Benim pek kahvedir, çaydır aman nescafedir amanın bilmem nedir pek aram yoktur. Sevmiyorum sıcak şeyler içmeyi. Hatta çay içmeye bu sene belediyede konseyde alıştım. Hayatımda ilk çay demleme olayını da geçen hafta gerçekleştirdim. Ama. Türk kahvesini çok severim. Severim ama evde oturup yapmam hiç. Ya dışarda içerim (Kahve Dünyası rocks) ya da eve gelen ve güzel kahve yaptığını söyleyen arkadaşlara (özellikle anneme) yaptırırım. Annemleyse zaten direkt kapatırım fincanı. Arkadaşlarımlaysam onlar direkt kapatır. Falcıbaşı olurum anında. Bazen tutar, bazen tutmaz. Çünkü bazen harbiden görürüm bi'şeyler, bazen sallarım bi' tarafımdan.
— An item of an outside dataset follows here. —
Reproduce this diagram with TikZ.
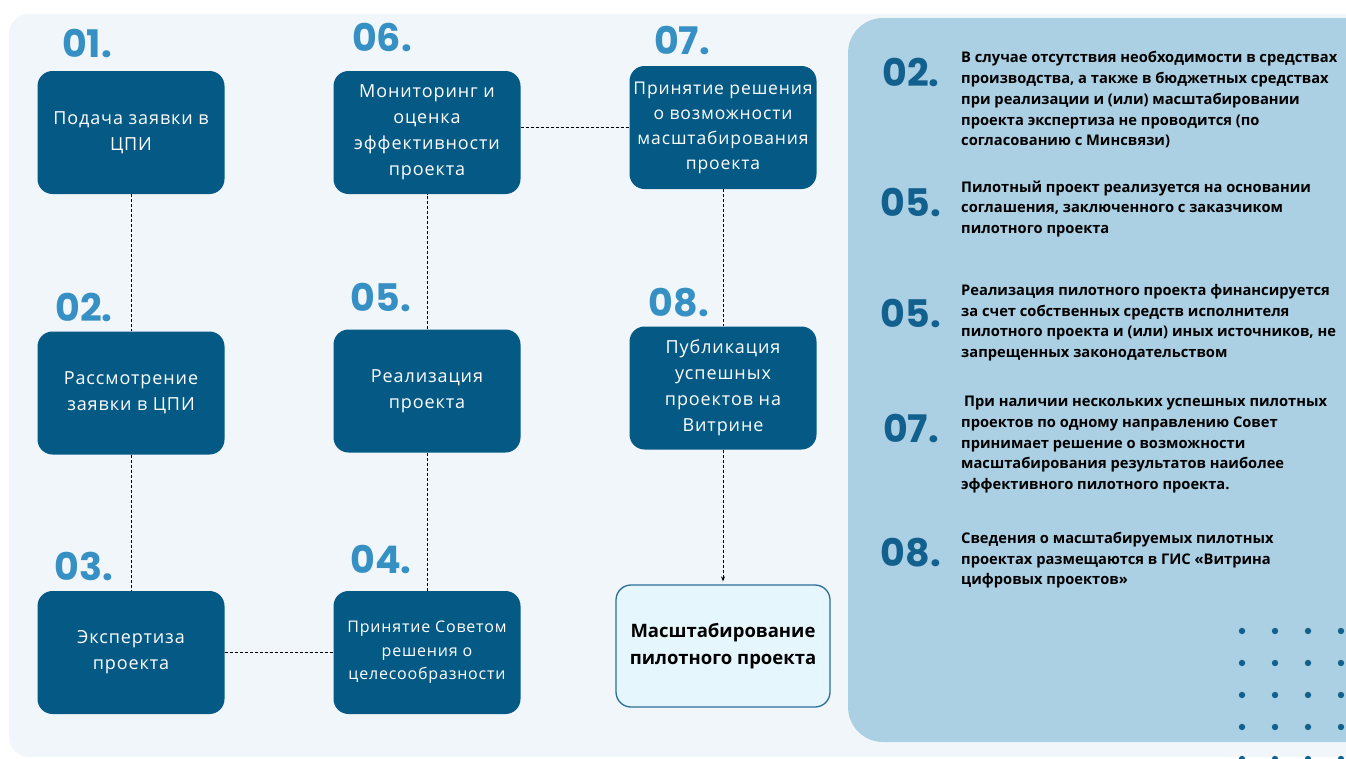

Falın üç klasiği bellidir zaten:
Sana bi' yol var.
İçin kabarmış.
Yüreğin pır pır etmiş.

Bazılarında kalp, bazılarında sayı, bazılarında harf görürsün. Bunları bir kombinasyona sokup söylersin. Karşındaki de 'hmm kim acaba yaa' diye içten içten düşünür. Aklındaki insanla o harfi bağdaştırmaya çalışır, yoksa da 'şu olabilir' diye isim türetir. Birilerinin ona aşık olacağını düşünür ve mutlu olur. Hayır bu durum gerçek olsa bana şu ana kadar 80 adamın aşık olması gerekiyordu. Neyse.

Durum o ki herkesin bir fal merakı var. Gerçek olmayacağını bile bile usul usul dinliyoruz fal bakan kişinin ağzından çıkanları. Kendi hayatımızda bir yere koymaya çalışıyoruz. Çünkü birileri bizim yerimize karar verse, ya da her şeyi önceden görebilsek hayat daha güzel olacak gibi geliyor. Öyle yani.


Dipnot: Kahve Dünyası'nda ikram olarak ortaya çikolatalı kahve çekirdeği getiriyorlar. Ben çikolata sevmediğimden ama beyazını yiyebildiğimden onun beyaz çikolatalısını çok seviyorum. Benimleyken beyazlarını yiyenlerini dövüyorum. Burdan da yazayım dedim.